__THE TASK__: All of the material below is to be restated word for word, apart from the pictures.

__DATA EXCERPT__:
## start

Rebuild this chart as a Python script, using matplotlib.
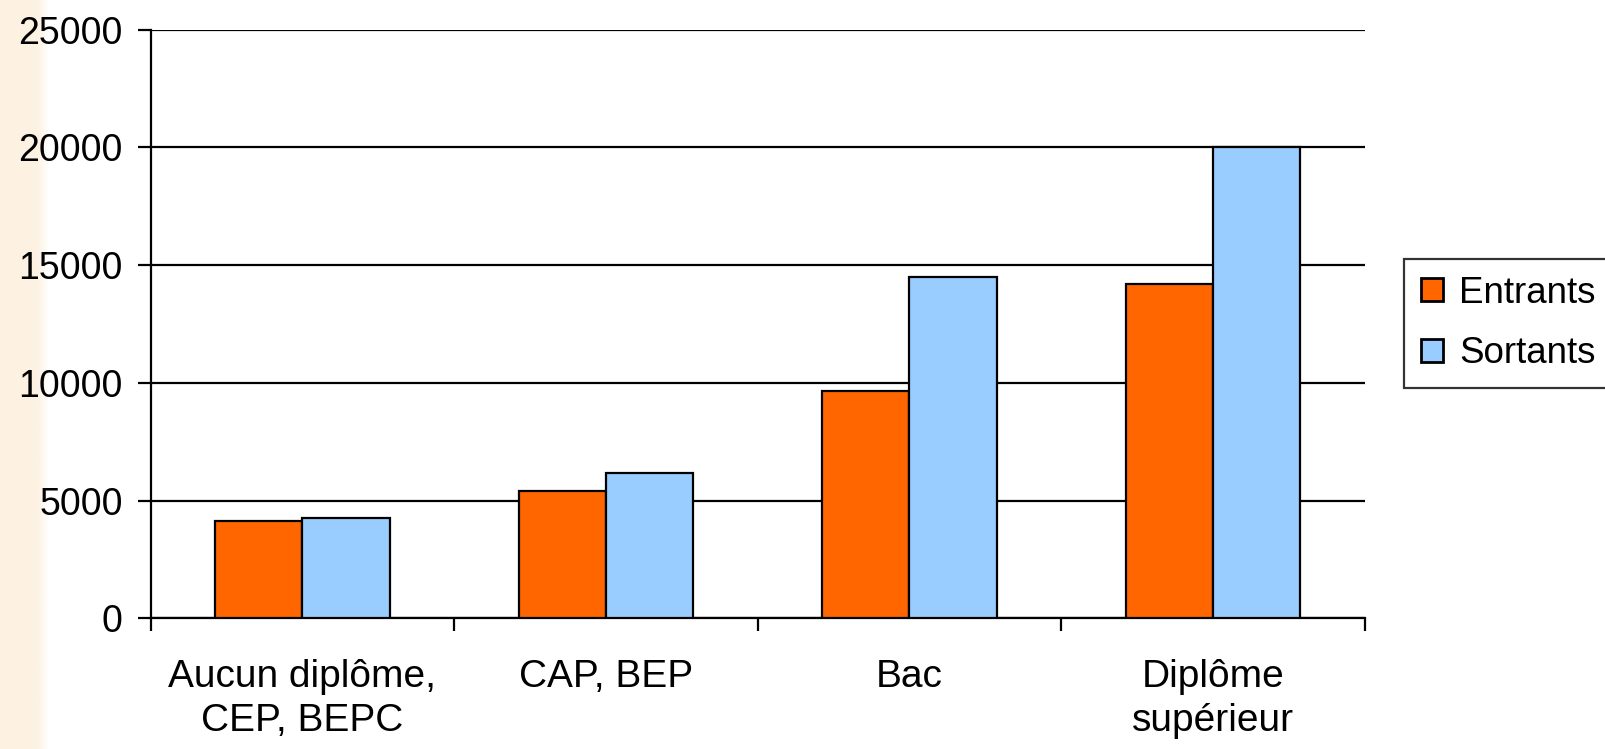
import numpy as np
import matplotlib.pyplot as plt

categories = ["Aucun diplôme,\nCEP, BEPC", "CAP, BEP", "Bac", "Diplôme\nsupérieur"]
entrants = [4130, 5400, 9650, 14220]
sortants = [4240, 6190, 14480, 20000]
yticks = [0, 5000, 10000, 15000, 20000, 25000]

plt.rcParams['font.family'] = ['Liberation Sans', 'DejaVu Sans']

fig = plt.figure(figsize=(16.05, 7.49), dpi=100)

# cream strip on the left edge, fading to white
bg = fig.add_axes([0, 0, 0.03, 1], zorder=-10)
grad = np.ones((1, 100, 3))
cream = np.array([253, 242, 226]) / 255
for i in range(100):
    t = 0 if i < 75 else (i - 75) / 25
    grad[0, i] = cream * (1 - t) + np.ones(3) * t
bg.imshow(grad, aspect='auto', extent=[0, 1, 0, 1])
bg.axis('off')

lw = 1.6
ax = fig.add_axes([0.0938, 0.1745, 0.7564, 0.7858])
x = np.arange(len(categories))
w = 0.2875
ax.bar(x - w / 2, entrants, w, color='#FF6600', edgecolor='black', linewidth=lw,
       label='Entrants', zorder=3)
ax.bar(x + w / 2, sortants, w, color='#99CCFF', edgecolor='black', linewidth=lw,
       label='Sortants', zorder=3)

ax.set_xlim(-0.5, len(categories) - 0.5)
ax.set_ylim(0, 25000)
ax.set_yticks(yticks)
ax.yaxis.grid(True, color='black', linewidth=lw, zorder=0)
ax.set_axisbelow(True)

ax.set_xticks(np.arange(len(categories) + 1) - 0.5)
ax.set_xticklabels([])
ax.set_xticks(x, minor=True)
ax.set_xticklabels(categories, minor=True, fontsize=28, linespacing=1.3)
ax.tick_params(axis='x', which='minor', length=0, pad=29)
ax.tick_params(axis='x', which='major', length=9.5, width=lw, direction='out')
ax.tick_params(axis='y', length=9.5, width=lw, labelsize=27, pad=10.5)

for s in ['top', 'right']:
    ax.spines[s].set_visible(False)
for s in ['left', 'bottom']:
    ax.spines[s].set_linewidth(lw)

leg = fig.legend(loc='upper left', bbox_to_anchor=(0.8748, 0.654), fontsize=26.5,
                 frameon=True, fancybox=False, edgecolor='black', handlelength=0.6,
                 handleheight=0.6, handletextpad=0.45, labelspacing=0.7,
                 borderpad=0.45, borderaxespad=0)
leg.get_frame().set_linewidth(lw)
for h in leg.legend_handles:
    h.set_linewidth(2)

fig.savefig('out.png', dpi=100)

## end

__TASK SOLUTION__:
Rebuild this chart as a Python script, using matplotlib.
import numpy as np
import matplotlib.pyplot as plt

categories = ["Aucun diplôme,\nCEP, BEPC", "CAP, BEP", "Bac", "Diplôme\nsupérieur"]
entrants = [4130, 5400, 9650, 14220]
sortants = [4240, 6190, 14480, 20000]
yticks = [0, 5000, 10000, 15000, 20000, 25000]

plt.rcParams['font.family'] = ['Liberation Sans', 'DejaVu Sans']

fig = plt.figure(figsize=(16.05, 7.49), dpi=100)

# cream strip on the left edge, fading to white
bg = fig.add_axes([0, 0, 0.03, 1], zorder=-10)
grad = np.ones((1, 100, 3))
cream = np.array([253, 242, 226]) / 255
for i in range(100):
    t = 0 if i < 75 else (i - 75) / 25
    grad[0, i] = cream * (1 - t) + np.ones(3) * t
bg.imshow(grad, aspect='auto', extent=[0, 1, 0, 1])
bg.axis('off')

lw = 1.6
ax = fig.add_axes([0.0938, 0.1745, 0.7564, 0.7858])
x = np.arange(len(categories))
w = 0.2875
ax.bar(x - w / 2, entrants, w, color='#FF6600', edgecolor='black', linewidth=lw,
       label='Entrants', zorder=3)
ax.bar(x + w / 2, sortants, w, color='#99CCFF', edgecolor='black', linewidth=lw,
       label='Sortants', zorder=3)

ax.set_xlim(-0.5, len(categories) - 0.5)
ax.set_ylim(0, 25000)
ax.set_yticks(yticks)
ax.yaxis.grid(True, color='black', linewidth=lw, zorder=0)
ax.set_axisbelow(True)

ax.set_xticks(np.arange(len(categories) + 1) - 0.5)
ax.set_xticklabels([])
ax.set_xticks(x, minor=True)
ax.set_xticklabels(categories, minor=True, fontsize=28, linespacing=1.3)
ax.tick_params(axis='x', which='minor', length=0, pad=29)
ax.tick_params(axis='x', which='major', length=9.5, width=lw, direction='out')
ax.tick_params(axis='y', length=9.5, width=lw, labelsize=27, pad=10.5)

for s in ['top', 'right']:
    ax.spines[s].set_visible(False)
for s in ['left', 'bottom']:
    ax.spines[s].set_linewidth(lw)

leg = fig.legend(loc='upper left', bbox_to_anchor=(0.8748, 0.654), fontsize=26.5,
                 frameon=True, fancybox=False, edgecolor='black', handlelength=0.6,
                 handleheight=0.6, handletextpad=0.45, labelspacing=0.7,
                 borderpad=0.45, borderaxespad=0)
leg.get_frame().set_linewidth(lw)
for h in leg.legend_handles:
    h.set_linewidth(2)

fig.savefig('out.png', dpi=100)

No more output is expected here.